Di sela orasi, bunga-bunga disebar di atas spanduk, simbol demokrasi yang dinilai mati suri. Malamnya, lilin dinyalakan. Cahaya kecil itu menutup aksi Kamisan perdana di Batam, menyatukan doa, perlawanan, dan tekad untuk melawan hilangnya ruang keadilan di tengah masyarakat.
1. Luka HAM dan ekologi di Batam

Saat orasi, luka-luka Batam satu-satu diungkapkan. “Banyak pelanggaran HAM terjadi di sini, salah satunya di Pulau Rempang,” kata Islah, Sekretaris AJI Batam.
Hendrik Hermawan, pendiri NGO Akar Bhumi Indonesia menambahkan, pelanggaran tidak hanya terjadi pada tubuh manusia, namun juga lingkungan.
“Di Batam, pelanggaran HAM bukan hanya soal tumpahnya darah. Ada juga hilangnya ruang laut, hilangnya ruang hidup nelayan,” kata Hendrik.
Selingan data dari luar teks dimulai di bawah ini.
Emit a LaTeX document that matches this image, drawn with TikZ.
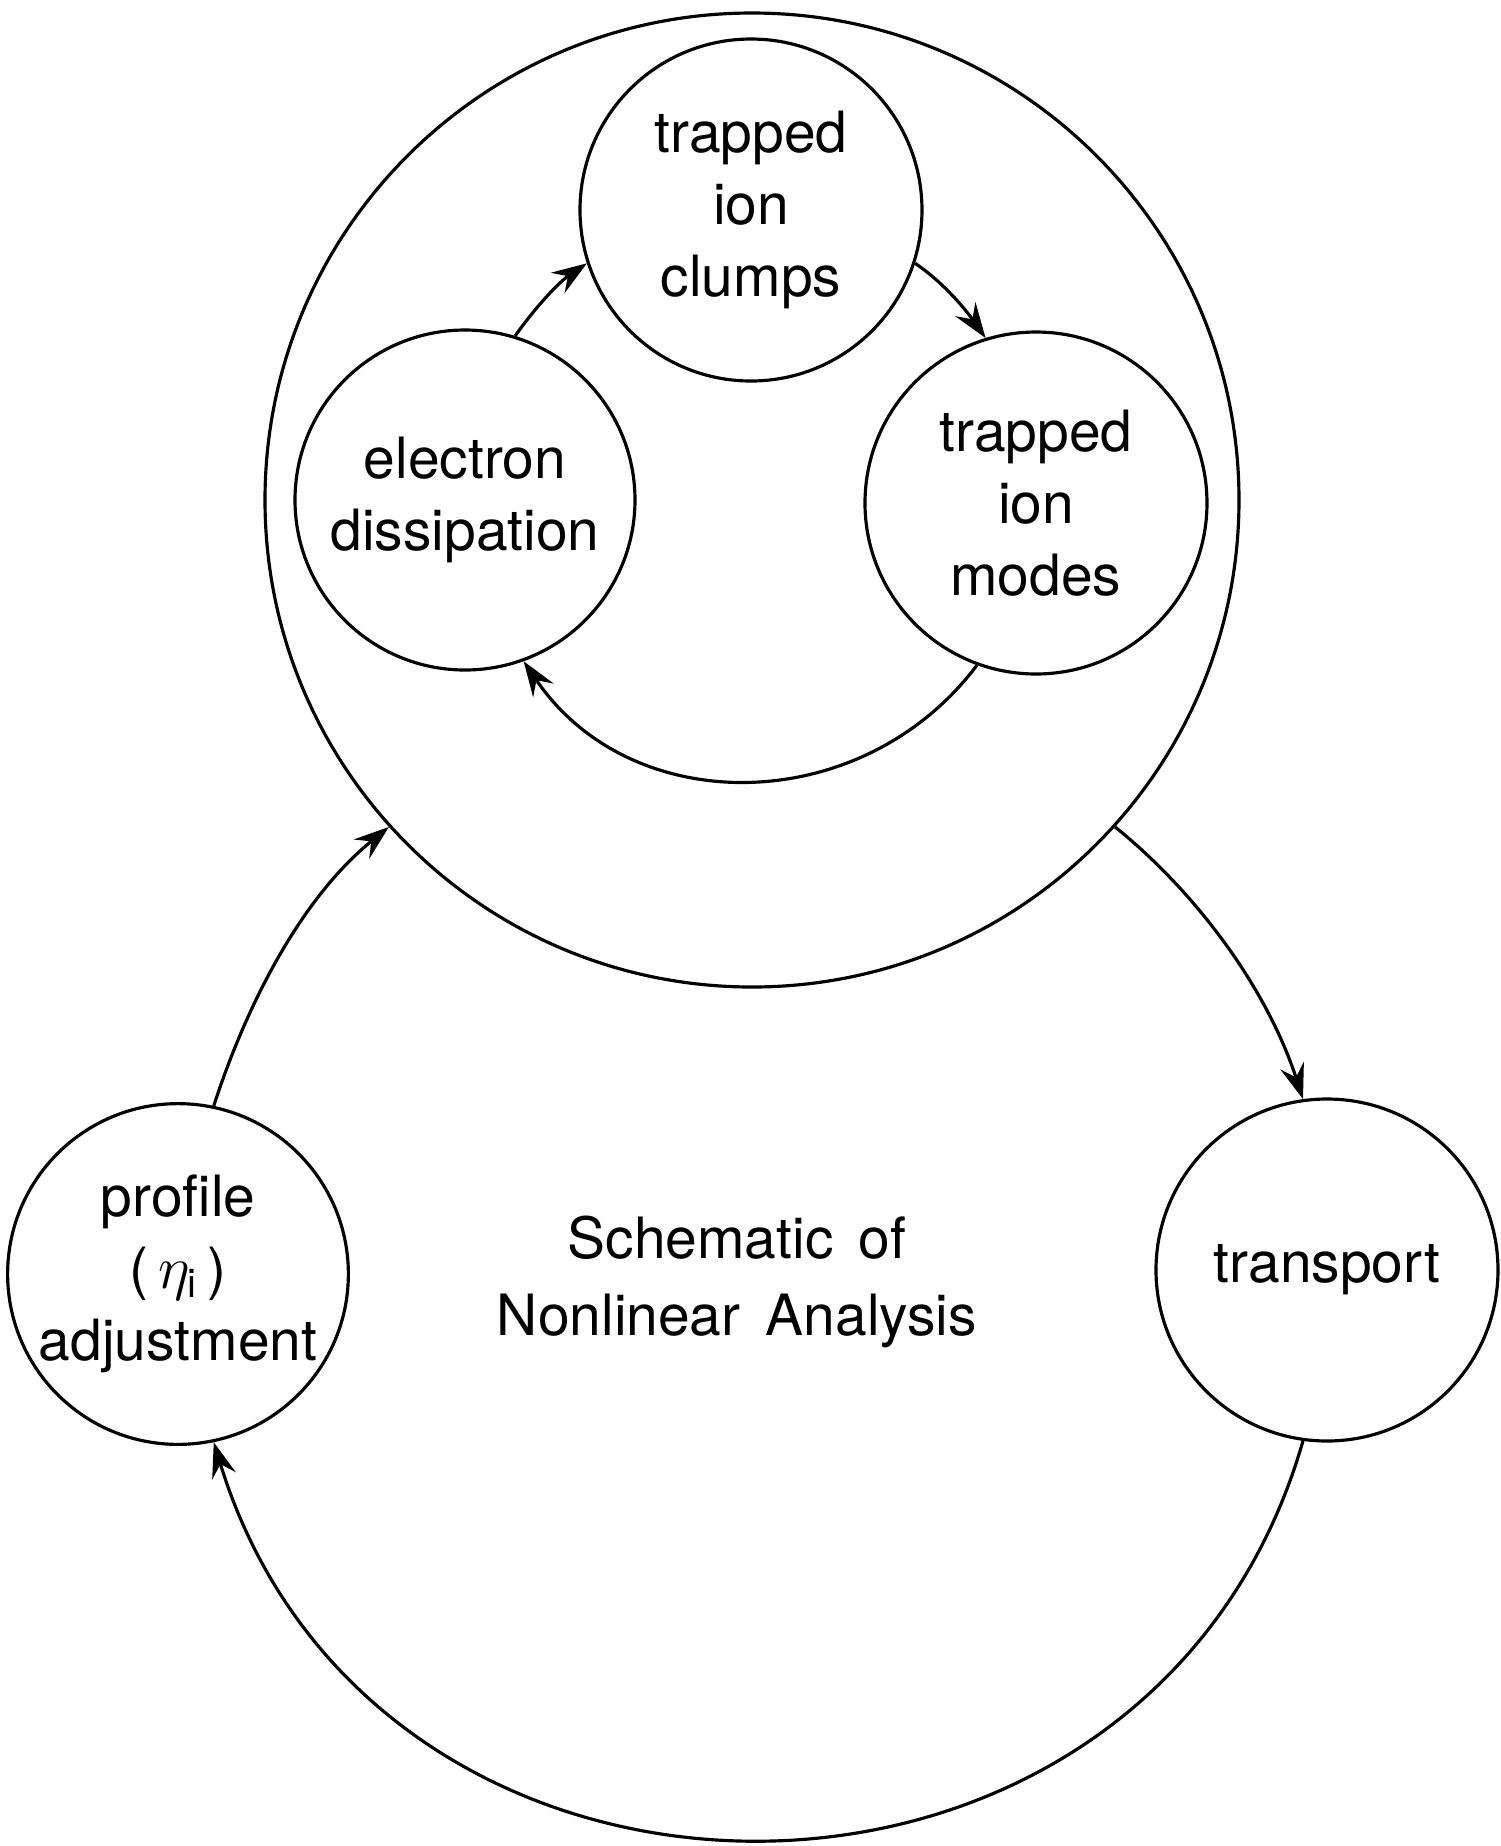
\documentclass[tikz,border=0pt]{standalone}
\usepackage{fontspec}
\setmainfont{TeX Gyre Heros}[WordSpace=1.6]
\usetikzlibrary{arrows.meta}
\begin{document}
\begin{tikzpicture}
		\tikzset{vertex/.style = {shape=circle,draw,line width=0.9pt,inner sep=0pt,align=center,font=\fontsize{16.2}{20.4}\selectfont}}
		\tikzset{edge/.style = {-{Stealth[length=10pt,width=7pt,inset=3.5pt]},line width=0.9pt}}
		\useasboundingbox (0,0) rectangle (15.01,-18.46);
		\node[vertex,minimum size=9.74cm] (core) at (7.52,-5.00) {};
		\node[vertex,minimum size=3.42cm] (clumps) at (7.51,-2.10) {trapped\\ion\\clumps};
		\node[vertex,minimum size=3.40cm] (electron) at (4.65,-5.00) {electron\\dissipation};
		\node[vertex,minimum size=3.42cm] (modes) at (10.36,-5.03) {trapped\\ion\\modes};
		\node[vertex,minimum size=3.36cm] (profile) at (1.78,-12.74) {profile\\(\,$\eta_\mathrm{i}$\,)\\adjustment};
		\node[vertex,minimum size=3.42cm] (transport) at (13.27,-12.70) {transport};
		\node[align=center,font=\fontsize{16.2}{21.9}\selectfont] (title) at (7.37,-12.82) {Schematic of\\Nonlinear Analysis};
		\path[edge] (electron.73) edge[out=55,in=214,looseness=0.85] (clumps.198);
		\path[edge] (clumps.342) edge[out=-34,in=125,looseness=0.85] (modes.107);
		\path[edge] (modes.250) edge[out=233,in=-56,looseness=1.08] (electron.290);
		\path[edge] (profile.78) edge[out=72,in=219,looseness=0.86] (core.222);
		\path[edge] (core.318) edge[out=-39,in=108,looseness=0.86] (transport.98);
		\path[edge] (transport.262) edge[out=254,in=-73,looseness=1.3] (profile.282);
	\end{tikzpicture}
\end{document}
Menurutnya, hilangnya laut adalah bentuk kekerasan lain yang jarang disebut.
Sementara itu, Sony, Ketua NGO Akar Bhumi Indonesia menegaskan, gerakan ini penting bagi generasi muda: wadah untuk merawat ingatan sekaligus menuntut keadilan ekologis.
"Pelanggaran HAM dan lingkungan adalah wajah luka yang sama," tegas Sony.
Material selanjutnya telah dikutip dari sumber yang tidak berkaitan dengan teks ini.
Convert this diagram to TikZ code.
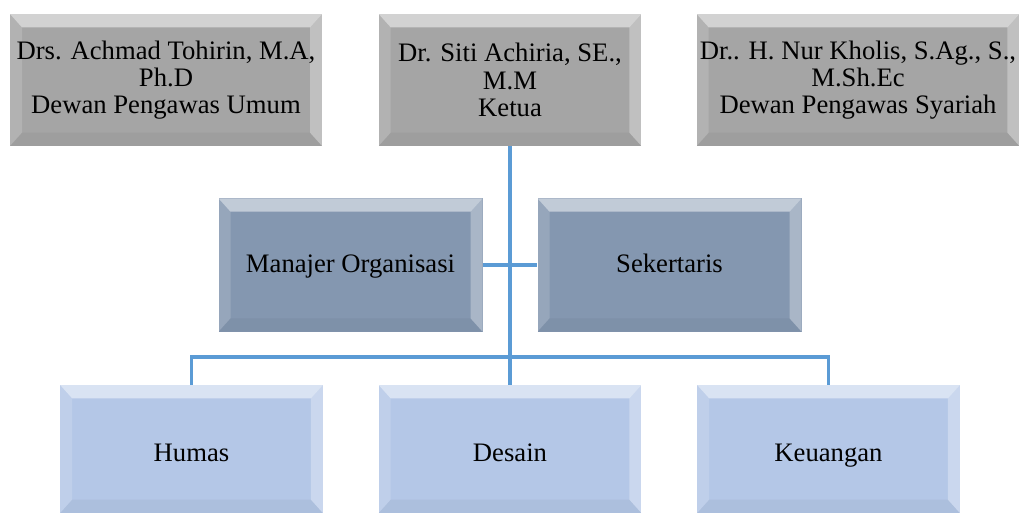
\documentclass[tikz,border=0pt]{standalone}
\usepackage{fontspec}
\setmainfont{Liberation Serif}
\usepackage{xcolor}

\definecolor{abu}{HTML}{A5A5A5}
\definecolor{biru}{HTML}{8497B0}
\definecolor{birumuda}{HTML}{B4C7E7}
\definecolor{garis}{HTML}{5B9BD5}

\tikzset{
  bevel/.style={
    path picture={
      \fill[white,opacity=0.5] (path picture bounding box.north west) -- (path picture bounding box.north east)
        -- ([xshift=-9pt,yshift=-10pt]path picture bounding box.north east) -- ([xshift=9pt,yshift=-10pt]path picture bounding box.north west) -- cycle;
      \fill[white,opacity=0.15] (path picture bounding box.north west) -- ([xshift=9pt,yshift=-10pt]path picture bounding box.north west)
        -- ([xshift=9pt,yshift=10pt]path picture bounding box.south west) -- (path picture bounding box.south west) -- cycle;
      \fill[white,opacity=0.3] (path picture bounding box.north east) -- ([xshift=-9pt,yshift=-10pt]path picture bounding box.north east)
        -- ([xshift=-9pt,yshift=10pt]path picture bounding box.south east) -- (path picture bounding box.south east) -- cycle;
      \fill[black,opacity=0.04] (path picture bounding box.south west) -- ([xshift=9pt,yshift=10pt]path picture bounding box.south west)
        -- ([xshift=-9pt,yshift=10pt]path picture bounding box.south east) -- (path picture bounding box.south east) -- cycle;
    }
  }
}

\begin{document}
\begin{tikzpicture}[x=0.75pt, y=-0.75pt,
    every node/.style={rectangle, align=center, inner sep=0pt, font=\fontsize{20}{20.5}\selectfont, bevel},
    atas/.style={fill=abu, minimum height=99pt},
    tengah/.style={fill=biru, minimum width=198pt, minimum height=100pt, text height=15pt, text depth=4pt},
    bawah/.style={fill=birumuda, minimum width=197pt, minimum height=96pt, text height=19pt, text depth=1pt},
    conn/.style={draw=garis, line width=2.4pt}]
            \useasboundingbox (0,0) rectangle (1019,513);

            \node[atas, minimum width=234pt] (umum) at (166,80) {Drs. Achmad Tohirin, M.A,\\Ph.D\\Dewan Pengawas Umum};
            \node[atas, minimum width=197pt] (ketua) at (510,80) {Dr. Siti Achiria, SE.,\\M.M\\Ketua};
            \node[atas, minimum width=242pt] (syariah) at (858,80) {Dr.. H. Nur Kholis, S.Ag., S.,\\M.Sh.Ec\\Dewan Pengawas Syariah};

            \node[tengah] (manajer) at (350.5,265) {Manajer Organisasi};
            \node[tengah] (sekertaris) at (669.5,265) {Sekertaris};

            \node[bawah] (humas) at (191.5,449) {Humas};
            \node[bawah] (desain) at (510,449) {Desain};
            \node[bawah] (keuangan) at (828.5,449) {Keuangan};

            \coordinate (cabang) at (510,357);

            \draw[conn] (ketua.south) -- (desain.north);
            \draw[conn] (manajer.east) -- (sekertaris.west);
            \draw[conn] (humas.north) |- (cabang) -| (keuangan.north);
        \end{tikzpicture}
\end{document}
2. Kebebasan pers dan ruang demokrasi

Di lokasi yang sama, Ketua AJI Batam, Yogi Eka Sahputra menekankan pentingnya ruang demokrasi di Kota Batam, dan seluruh Indonesia.
"Aksi Kamisan ini AJI Batam sangat mendukung sebagai bagian dari organisasi masyarakat sipil. Di tengah kondisi Batam yang minim pergerakan, ini menjadi cikal bakal bahwa penyampaian aspirasi boleh disampaikan di depan umum. Di sini kita juga bisa menyampaikan berbagai hal,” kata Yogi.
Yogi mengingatkan bahwa kemerdekaan pers dan kebebasan berpendapat dilindungi undang-undang. Namun kenyataannya, beberapa kali kasus gangguan terhadap jurnalis terjadi di Batam: mulai dari teror kepada media, hingga pembatasan ruang gerak oleh aparat kementerian.
"Batam seharusnya bisa membebaskan semua orang bersuara, jangan dibatasi dan jangan hilangkan hak-hak masyarakat untuk berpendapat,” tegasnya.
3. Perkembagan gelombang aksi nasional

Meski berakar dari pengalaman lokal, aksi ini juga menyatu dengan arus yang lebih luas: 17+8 Tuntutan Rakyat. Gelombang ini lahir dari diskusi publik yang menghimpun suara ratusan organisasi masyarakat sipil, serikat buruh, mahasiswa, hingga petisi online.
Tuntutan itu muncul setelah serangkaian demonstrasi di berbagai daerah yang memprotes kenaikan gaji dan tunjangan DPR di tengah krisis ekonomi, kebijakan pajak yang berat sebelah, hingga represi aparat yang memakan korban jiwa.
Isi tuntutan terbagi dua: 17 poin jangka pendek yang harus diselesaikan dalam satu minggu, serta 8 poin jangka panjang dengan tenggat setahun. Dari penarikan TNI dari pengamanan sipil hingga peninjauan ulang proyek strategis nasional dan UU Ciptakerja, semua dirangkum dalam suara rakyat yang menuntut keadilan.